At first I thought her flaming crimson hair was a wig, but roots don't lie. It flared around her head like the sun.
The writing is pleasant enough, but this could be cut to advantage. Is the repetition meant to convey the narrator's hesitancy? A little of that goes a long way.
Also I know it's a losing battle, but ... uninterested. Disinterested means unbiased. Uninterested means not interested, bored.
Your words are fine if they would flow through a scene and not beat the scene over the head. It's a matter of too many words at the wrong places. It was too cluttered for the reader to process.
I sort of agree with the other comments but I see your opening like this. Now I only added the words in ALL CAPS and those are number two. I did delete a bunch. Some of the detail is too much (that's been said).
“Are you sure that's her?” I whispered, feeling anxious. Caroline sat, legs crossed under the table, an arm supported her thin face, looking posed. Her long fingernails, sporting chipped nail polish, tapped a rhythm across her cheekbones AND her flaming crimson hair flared around her head like its own version of the sun.
Drei stood next to me, tall and powerful. It had been his idea for me to meet with her. Caroline, he insisted, would help me to learn what it was I was supposed to do. She already had a following—however small it might have been—and a plan. I had neither. Not to mention I didn’t have a clue where to start. STILL, there was something in her demeanor that made me feel endangered.
Save this for later: But Drei wouldn't purposely put me in harm's way. He had spent the five years we had known each other keeping me safe. He was my rock, my love; I trusted him.

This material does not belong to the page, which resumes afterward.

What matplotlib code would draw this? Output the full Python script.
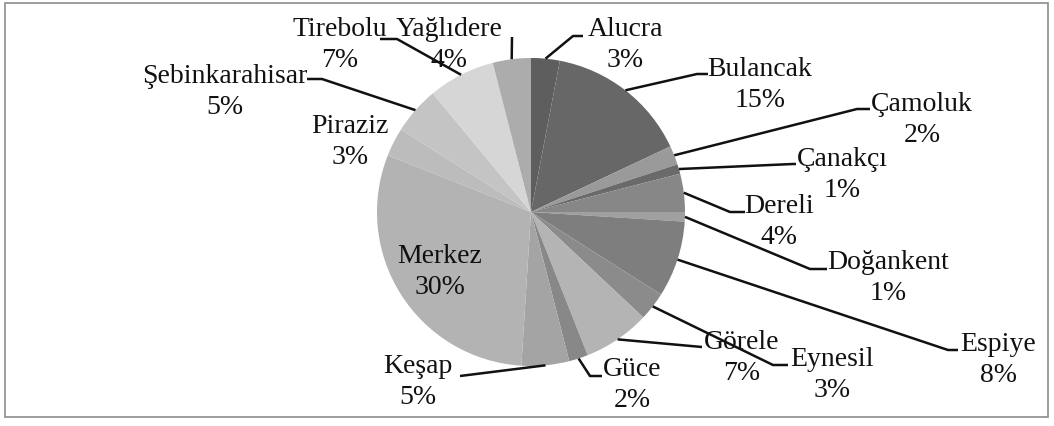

First of all, "bordering on too long fingernails" is an excruciatingly minute detail.
Second, though it's a losing battle, as Batgirl said: "Disinterested" has a meaning more like unbiased. "Uninterested" just means "not interested."
The POV shift threw me as well. I couldn't figure out who the narrator was at first. Ease us into the narrator's head, please.
All the "tall and powerful/wouldn't purposely put me in harm's way/spent five years keeping me safe/my rock, my love/etc." is way overboard. We get it- she trusts him. All this repetition weakens your writing. Also, "purposely" is not commonly used. It sounds off to me. Most people say "deliberately."
'"Are you sure that's her?" I whispered, feeling anxious."
If you've done a good job of showing me she feels anxious, I don't want you to tell me, because it insults my intelligence. If you haven't shown it well, telling just makes you look like a hack writer. So, either way, don't tell me.
I suggest you go through your ms, cut out half the adjectives, and then look for all the "he said knowingly" or "she whispered, terrified" or "she screeched, clearly enraged," constructs and remove them as well. Find a way to show the characters are feeling that way instead of telling. Also, look for repetition of ideas such as the fact that "she trusts him," and try to tell us about it only once or twice, not 4 or 5 times.
Sorry if this critique sounds harsh, but I'd rather think of it as "thorough."
Unable to place all of the limbs in the first para — particularly the draped arm I presume we are led to believe is 'posed'.
Not sure what to make of this — past 'posed', I'm fishing for meaning, then suddenly the 'flared' line flares up almost perfectly but for the 'version'.
- not sure why size matters in this aside -
Only a panda could shift from feeling anxious to endangered so swiftly.
So — teasing but not easing.
In addition to most of what they all said, I have to agree especially with Dave. The overuse of commas and chopped up phrases make it feel cluttered and jerky. I also had trouble with the description of her pose on the table.
And the "na na na I'm not going to tell you what's going" on starts to feel manipulative pretty fast.
I kind of liked the bit about the hair/wig. But, yeah, check your perspective, maybe? The narrator feels to distant sometimes.
For ex. try: At first I thought her flaming crimson hair was a wig, but roots don't lie.